Just because you can say, “Imagine we had a thing with these properties” doesn’t mean you know how to build such a thing.
I don’t quite understand this one. How does “you are reducible” imply “you cannot conceive anything nonreducible”? Human beings with their merely Turing-complete brains can understand the concept of a non-Turing-computable problems. If our universe turns out to be more than Turing computable, and aliens give us a box that can map an integer to an integer by a non-computable function together with a verbal description of the function (say, “N → busy-beaver(N)”), we will be able to use it, and understand what it does and why it is useful. Even though we will not be able to predict the exact outputs without a similar box, we could conceive what would the output look like (“like an integer bigger than X and smaller than Y”). Correspondingly, I see no impossibility in that a reducible brain can imagine what a non-reducible universe would look like.

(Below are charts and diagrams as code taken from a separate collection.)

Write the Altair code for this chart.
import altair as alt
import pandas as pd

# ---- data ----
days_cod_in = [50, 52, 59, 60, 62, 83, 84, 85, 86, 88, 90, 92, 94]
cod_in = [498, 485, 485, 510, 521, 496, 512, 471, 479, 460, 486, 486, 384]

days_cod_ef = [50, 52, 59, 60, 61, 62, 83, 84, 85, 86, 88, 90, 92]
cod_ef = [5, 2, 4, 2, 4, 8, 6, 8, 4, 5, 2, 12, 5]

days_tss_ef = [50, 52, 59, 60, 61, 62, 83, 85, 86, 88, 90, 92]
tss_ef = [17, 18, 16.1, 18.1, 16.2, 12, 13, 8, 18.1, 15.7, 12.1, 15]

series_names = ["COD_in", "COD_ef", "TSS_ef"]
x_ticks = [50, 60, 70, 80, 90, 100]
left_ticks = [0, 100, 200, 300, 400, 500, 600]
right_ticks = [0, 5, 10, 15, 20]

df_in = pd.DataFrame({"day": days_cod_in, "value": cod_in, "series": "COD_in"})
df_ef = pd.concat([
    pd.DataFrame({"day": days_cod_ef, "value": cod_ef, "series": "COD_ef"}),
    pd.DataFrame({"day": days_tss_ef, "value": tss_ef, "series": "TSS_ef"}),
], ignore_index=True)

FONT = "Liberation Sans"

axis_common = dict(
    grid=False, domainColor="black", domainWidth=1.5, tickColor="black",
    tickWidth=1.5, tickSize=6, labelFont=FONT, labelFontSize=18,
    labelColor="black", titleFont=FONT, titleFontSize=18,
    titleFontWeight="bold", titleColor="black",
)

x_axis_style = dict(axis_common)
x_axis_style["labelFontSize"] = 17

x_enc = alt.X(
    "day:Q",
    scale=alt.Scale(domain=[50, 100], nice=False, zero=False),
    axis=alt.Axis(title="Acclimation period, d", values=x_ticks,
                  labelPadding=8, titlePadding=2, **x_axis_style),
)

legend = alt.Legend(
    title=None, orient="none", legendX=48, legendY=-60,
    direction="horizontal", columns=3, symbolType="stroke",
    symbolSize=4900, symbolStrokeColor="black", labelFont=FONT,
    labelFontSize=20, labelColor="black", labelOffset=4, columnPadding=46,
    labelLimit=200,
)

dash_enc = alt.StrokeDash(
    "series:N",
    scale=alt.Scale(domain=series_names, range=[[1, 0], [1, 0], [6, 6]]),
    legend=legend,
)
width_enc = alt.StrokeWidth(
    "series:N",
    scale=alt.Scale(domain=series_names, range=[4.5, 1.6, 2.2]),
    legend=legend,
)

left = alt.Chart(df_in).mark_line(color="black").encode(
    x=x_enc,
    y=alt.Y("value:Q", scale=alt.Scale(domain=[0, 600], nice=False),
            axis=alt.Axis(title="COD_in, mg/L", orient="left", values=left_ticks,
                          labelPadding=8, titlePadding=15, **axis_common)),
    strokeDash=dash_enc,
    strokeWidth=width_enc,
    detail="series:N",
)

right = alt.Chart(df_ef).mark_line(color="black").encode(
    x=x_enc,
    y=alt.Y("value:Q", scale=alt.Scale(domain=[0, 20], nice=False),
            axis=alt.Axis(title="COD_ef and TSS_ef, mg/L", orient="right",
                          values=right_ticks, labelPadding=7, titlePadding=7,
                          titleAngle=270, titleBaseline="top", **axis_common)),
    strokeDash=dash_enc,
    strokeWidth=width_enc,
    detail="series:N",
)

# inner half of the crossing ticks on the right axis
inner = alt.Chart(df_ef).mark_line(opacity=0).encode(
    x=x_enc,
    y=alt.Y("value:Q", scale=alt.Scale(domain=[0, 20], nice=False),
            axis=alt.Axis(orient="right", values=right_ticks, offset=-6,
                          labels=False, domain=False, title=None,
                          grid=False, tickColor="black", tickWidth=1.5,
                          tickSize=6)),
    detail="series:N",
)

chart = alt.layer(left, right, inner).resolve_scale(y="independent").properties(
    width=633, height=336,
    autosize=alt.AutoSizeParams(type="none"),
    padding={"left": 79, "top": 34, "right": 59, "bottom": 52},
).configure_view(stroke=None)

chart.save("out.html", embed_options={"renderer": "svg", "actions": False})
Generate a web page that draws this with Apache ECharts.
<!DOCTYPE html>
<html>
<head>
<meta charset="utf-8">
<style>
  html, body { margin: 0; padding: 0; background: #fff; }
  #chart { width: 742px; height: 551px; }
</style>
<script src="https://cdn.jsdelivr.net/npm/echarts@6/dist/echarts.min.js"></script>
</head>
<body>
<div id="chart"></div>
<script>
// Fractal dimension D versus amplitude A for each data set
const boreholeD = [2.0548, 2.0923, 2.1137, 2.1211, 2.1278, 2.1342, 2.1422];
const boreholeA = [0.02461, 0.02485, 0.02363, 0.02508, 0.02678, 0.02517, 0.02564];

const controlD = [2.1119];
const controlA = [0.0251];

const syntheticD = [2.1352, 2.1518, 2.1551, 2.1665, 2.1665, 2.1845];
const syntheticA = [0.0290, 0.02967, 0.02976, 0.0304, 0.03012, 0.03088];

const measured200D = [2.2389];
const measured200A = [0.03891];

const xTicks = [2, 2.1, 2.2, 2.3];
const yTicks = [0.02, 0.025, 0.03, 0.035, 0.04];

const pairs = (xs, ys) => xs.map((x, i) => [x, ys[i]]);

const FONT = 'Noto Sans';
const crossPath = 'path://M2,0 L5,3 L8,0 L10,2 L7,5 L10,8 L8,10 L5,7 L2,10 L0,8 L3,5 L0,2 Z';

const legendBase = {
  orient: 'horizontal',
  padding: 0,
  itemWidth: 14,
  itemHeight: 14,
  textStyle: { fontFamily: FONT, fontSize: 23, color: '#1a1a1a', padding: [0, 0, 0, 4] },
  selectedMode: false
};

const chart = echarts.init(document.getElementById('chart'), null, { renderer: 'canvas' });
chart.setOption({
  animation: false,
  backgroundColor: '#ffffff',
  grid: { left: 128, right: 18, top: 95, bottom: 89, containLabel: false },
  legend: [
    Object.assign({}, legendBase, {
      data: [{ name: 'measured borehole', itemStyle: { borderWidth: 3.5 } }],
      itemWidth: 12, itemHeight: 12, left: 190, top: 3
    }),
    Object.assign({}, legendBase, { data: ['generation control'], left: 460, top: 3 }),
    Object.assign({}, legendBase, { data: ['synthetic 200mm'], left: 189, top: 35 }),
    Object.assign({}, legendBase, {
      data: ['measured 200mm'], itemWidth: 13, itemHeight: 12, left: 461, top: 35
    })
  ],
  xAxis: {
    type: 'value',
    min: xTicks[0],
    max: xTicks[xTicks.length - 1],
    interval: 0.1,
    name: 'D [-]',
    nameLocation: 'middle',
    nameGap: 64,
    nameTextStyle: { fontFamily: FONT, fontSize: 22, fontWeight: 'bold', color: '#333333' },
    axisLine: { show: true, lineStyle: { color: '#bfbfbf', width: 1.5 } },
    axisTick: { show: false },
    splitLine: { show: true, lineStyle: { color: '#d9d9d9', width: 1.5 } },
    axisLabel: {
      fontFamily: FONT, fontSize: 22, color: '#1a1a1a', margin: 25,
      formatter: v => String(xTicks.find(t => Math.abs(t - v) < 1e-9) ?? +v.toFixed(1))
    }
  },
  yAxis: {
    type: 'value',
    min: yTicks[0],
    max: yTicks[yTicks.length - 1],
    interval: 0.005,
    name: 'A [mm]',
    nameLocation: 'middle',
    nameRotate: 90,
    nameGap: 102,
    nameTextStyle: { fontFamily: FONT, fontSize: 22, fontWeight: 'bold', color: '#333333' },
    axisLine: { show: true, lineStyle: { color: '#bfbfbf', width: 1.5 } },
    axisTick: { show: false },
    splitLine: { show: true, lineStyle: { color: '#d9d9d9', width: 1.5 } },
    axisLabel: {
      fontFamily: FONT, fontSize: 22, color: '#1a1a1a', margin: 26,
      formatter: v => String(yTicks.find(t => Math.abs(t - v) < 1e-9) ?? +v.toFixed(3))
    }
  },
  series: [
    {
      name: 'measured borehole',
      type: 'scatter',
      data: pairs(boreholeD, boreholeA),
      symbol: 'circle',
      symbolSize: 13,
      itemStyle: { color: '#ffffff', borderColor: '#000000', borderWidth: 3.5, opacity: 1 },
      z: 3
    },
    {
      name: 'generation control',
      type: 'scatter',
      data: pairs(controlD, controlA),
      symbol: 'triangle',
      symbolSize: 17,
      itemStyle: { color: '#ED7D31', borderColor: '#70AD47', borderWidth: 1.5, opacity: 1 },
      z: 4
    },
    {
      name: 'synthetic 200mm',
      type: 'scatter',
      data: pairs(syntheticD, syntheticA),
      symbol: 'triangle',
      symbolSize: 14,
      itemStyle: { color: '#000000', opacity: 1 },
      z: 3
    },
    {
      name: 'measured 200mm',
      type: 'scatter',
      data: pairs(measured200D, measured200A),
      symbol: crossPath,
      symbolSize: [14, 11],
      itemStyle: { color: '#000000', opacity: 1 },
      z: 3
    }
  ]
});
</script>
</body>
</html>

Say, suppose there is a universe made of three types of things: ghosts, transistors and billiard balls. Transistors and billiard balls can form structures that compute functions up to primitive recursive. Billiard balls can interact with ghosts and transistors, acting as an interface between two. Ghosts can directly interact only with billiard balls. Every ghost observes the state of billiard balls around itself every five seconds and outputs one of actions: haunt, spook or wail, that affect the billiard balls in some way. The computation performed by a ghost is Turing-complete, but not primitive recursive. Thus, ghosts can never be reduced to transistors and billiard balls. Creatures made of transistors can observe billiard balls and infer the existence of ghosts. They will obviously not be able to form a complete model of a ghost, but they could make statistical observations about them. They could form primitive recursive statements, such as “a ghost spooks 50% of the time regardless of billiard balls around, except if it was surrounded by four balls in pyramidal pattern 5 seconds ago, in which case it always haunts”. These statements will not describe the entire behavior of a ghost, but they will be conceivable, imaginable and detectable by transistor-creatures. And it, I suppose, is a probable thought that can occur to a transistor-creature—“what if ghosts are not computable?” (in their definition of computability that is merely primitive recursive).
In the same way, I see no trouble in visualizing a world which is just like ours, but contains a non-reducible-to-quarks, non-computable (by my definition of computability that is merely Turing computable) ghost that reads the state of quarks and produces a behavior that is outside of the box I’m thinking in. It will be my problem, not Universe’s.
There’s a difference between an existence proof and a constructive proof. We can talk about existence proofs for, “Here’s what happens when we hook a magical Halting Oracle to a Turing Machine and run certain programs.” We do not have any constructive proof of how a Halting Oracle would behave.
Just because you can say, “Imagine we had a thing with these properties” doesn’t mean you know how to build such a thing.